Embora criticado por moradores de outras áreas, que fazem troça da falta de esquinas e do uso constante dos carros, tal modelo apresenta vantagens óbvias. “Eu moro e trabalho a menos de 1 quilômetro do shopping, onde resolvo toda a minha vida. Corto o cabelo, passo no banco, faço compras, almoço ou janto no meu restaurante preferido e vou ao cinema, tudo no mesmo lugar”, resume o advogado Carlos Felipe Carvalho, vice-presidente da construtora Carvalho Hosken, fundada por seu pai, Carlos Carvalho. Ex-morador do Leblon, ele mudou-se para um apartamento à beira da Lagoa da Tijuca quando se casou com Nayla Ribeiro, há dois anos. “Não sinto falta nenhuma dos tempos da Zona Sul”, diz Carvalho. Quem busca lazer em meio à natureza também encontra farta opção de atividades nos 15 quilômetros de orla, junto a parques e reservas ambientais. Bruno Chamma, sócio de uma agência de publicidade, tira o máximo de proveito de morar praticamente ao lado do lugar onde trabalha. “Se tiver onda, eu só preciso descer a rua para surfar com o visual da Pedra da Gávea e da reserva florestal, e dá tranquilamente para chegar às 9 horas ao escritório”, conta o publicitário, que pratica stand up pad-dle nos dias de mar calmo. “Quem fala mal da Barra não conhece o que existe aqui”, afirma o empresário Roger Sabdag, dono da rede de lojas de calçados Via Mia, morador de um condomínio na Avenida das Américas.
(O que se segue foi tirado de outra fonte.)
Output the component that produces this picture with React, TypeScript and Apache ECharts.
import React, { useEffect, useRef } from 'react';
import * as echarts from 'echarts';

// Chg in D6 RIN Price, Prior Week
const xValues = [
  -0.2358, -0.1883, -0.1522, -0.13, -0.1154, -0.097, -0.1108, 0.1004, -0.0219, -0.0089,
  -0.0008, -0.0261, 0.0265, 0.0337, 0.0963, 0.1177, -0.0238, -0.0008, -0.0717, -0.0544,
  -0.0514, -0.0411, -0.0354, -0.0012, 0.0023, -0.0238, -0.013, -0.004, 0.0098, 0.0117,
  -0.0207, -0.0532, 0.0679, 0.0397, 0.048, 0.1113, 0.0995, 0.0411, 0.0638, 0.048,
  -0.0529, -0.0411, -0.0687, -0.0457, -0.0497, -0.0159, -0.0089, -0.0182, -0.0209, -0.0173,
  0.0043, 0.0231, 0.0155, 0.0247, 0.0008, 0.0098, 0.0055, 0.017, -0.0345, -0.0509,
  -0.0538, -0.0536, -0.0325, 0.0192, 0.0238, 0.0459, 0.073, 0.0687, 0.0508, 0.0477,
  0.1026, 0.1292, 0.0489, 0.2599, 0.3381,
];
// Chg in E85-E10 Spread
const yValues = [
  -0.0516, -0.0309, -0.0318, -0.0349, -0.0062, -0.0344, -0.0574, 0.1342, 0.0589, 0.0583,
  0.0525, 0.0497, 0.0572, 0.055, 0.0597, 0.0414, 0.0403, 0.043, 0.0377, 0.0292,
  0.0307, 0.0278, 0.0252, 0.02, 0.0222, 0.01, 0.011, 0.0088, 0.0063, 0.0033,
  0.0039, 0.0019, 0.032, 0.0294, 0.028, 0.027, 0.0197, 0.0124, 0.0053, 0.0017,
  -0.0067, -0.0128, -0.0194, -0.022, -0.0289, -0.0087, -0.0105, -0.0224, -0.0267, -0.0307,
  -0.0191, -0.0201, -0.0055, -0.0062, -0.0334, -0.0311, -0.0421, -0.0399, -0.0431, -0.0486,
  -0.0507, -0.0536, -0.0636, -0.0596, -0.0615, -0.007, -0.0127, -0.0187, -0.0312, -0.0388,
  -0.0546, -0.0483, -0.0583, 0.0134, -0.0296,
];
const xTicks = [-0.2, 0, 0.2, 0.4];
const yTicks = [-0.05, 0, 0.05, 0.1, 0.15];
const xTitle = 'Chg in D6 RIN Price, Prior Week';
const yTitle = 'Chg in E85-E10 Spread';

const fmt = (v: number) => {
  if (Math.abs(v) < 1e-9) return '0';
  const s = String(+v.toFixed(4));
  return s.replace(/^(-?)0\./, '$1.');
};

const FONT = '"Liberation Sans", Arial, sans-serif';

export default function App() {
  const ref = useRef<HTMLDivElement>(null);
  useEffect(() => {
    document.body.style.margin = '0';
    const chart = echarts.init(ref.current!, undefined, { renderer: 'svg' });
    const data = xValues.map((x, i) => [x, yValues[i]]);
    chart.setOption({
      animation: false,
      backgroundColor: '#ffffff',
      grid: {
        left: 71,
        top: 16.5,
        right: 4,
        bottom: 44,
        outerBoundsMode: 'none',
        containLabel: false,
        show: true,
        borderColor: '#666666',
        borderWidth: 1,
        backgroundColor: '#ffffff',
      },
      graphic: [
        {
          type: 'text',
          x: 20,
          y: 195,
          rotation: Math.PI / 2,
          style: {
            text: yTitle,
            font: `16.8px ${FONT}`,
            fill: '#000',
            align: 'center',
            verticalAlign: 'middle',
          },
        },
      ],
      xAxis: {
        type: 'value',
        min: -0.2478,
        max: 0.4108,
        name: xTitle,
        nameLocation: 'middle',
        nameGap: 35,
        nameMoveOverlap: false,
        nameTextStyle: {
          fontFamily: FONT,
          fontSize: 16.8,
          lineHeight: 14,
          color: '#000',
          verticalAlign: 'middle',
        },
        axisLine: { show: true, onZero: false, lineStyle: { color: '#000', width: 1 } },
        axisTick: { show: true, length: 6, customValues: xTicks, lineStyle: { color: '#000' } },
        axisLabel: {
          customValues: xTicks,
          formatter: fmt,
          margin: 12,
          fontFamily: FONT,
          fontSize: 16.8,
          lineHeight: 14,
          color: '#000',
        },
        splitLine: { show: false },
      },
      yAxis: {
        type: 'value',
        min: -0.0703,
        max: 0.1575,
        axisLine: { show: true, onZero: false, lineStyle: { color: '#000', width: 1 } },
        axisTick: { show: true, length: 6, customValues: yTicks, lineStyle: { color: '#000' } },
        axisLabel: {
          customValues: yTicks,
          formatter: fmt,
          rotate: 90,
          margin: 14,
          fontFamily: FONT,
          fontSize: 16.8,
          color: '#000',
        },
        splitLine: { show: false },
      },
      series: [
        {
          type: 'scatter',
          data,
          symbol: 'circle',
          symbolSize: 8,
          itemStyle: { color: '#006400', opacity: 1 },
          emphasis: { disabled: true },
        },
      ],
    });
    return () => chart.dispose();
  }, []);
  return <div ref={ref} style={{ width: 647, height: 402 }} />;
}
Apesar de todas as virtudes de uma região em franco desenvolvimento, a Barra não é uma ilha da fantasia. O trânsito pesado, os congestionamentos e a opção pelo transporte individual criaram um nó viário que, espera-se, será resolvido, ao menos em parte, com o metrô e os BRTs. Da mesma forma, a ocupação urbana deixou lacunas graves sobre a casca de modernidade no que diz respeito ao sistema de esgoto. Sem rede de coleta e tratamento, as lagoas da região viraram pontos de despejo de dejetos. A Cedae tem instalado dutos coletores e promete até 2015 a entrada em operação de duas estações de tratamento, uma na Avenida Abelardo Bueno e outra perto da Praia da Reserva. São medidas mais do que necessárias, pois um lugar tão admirado por quem vive nele, tão bonito e funcional, merece saneamento básico digno do seu orgulho.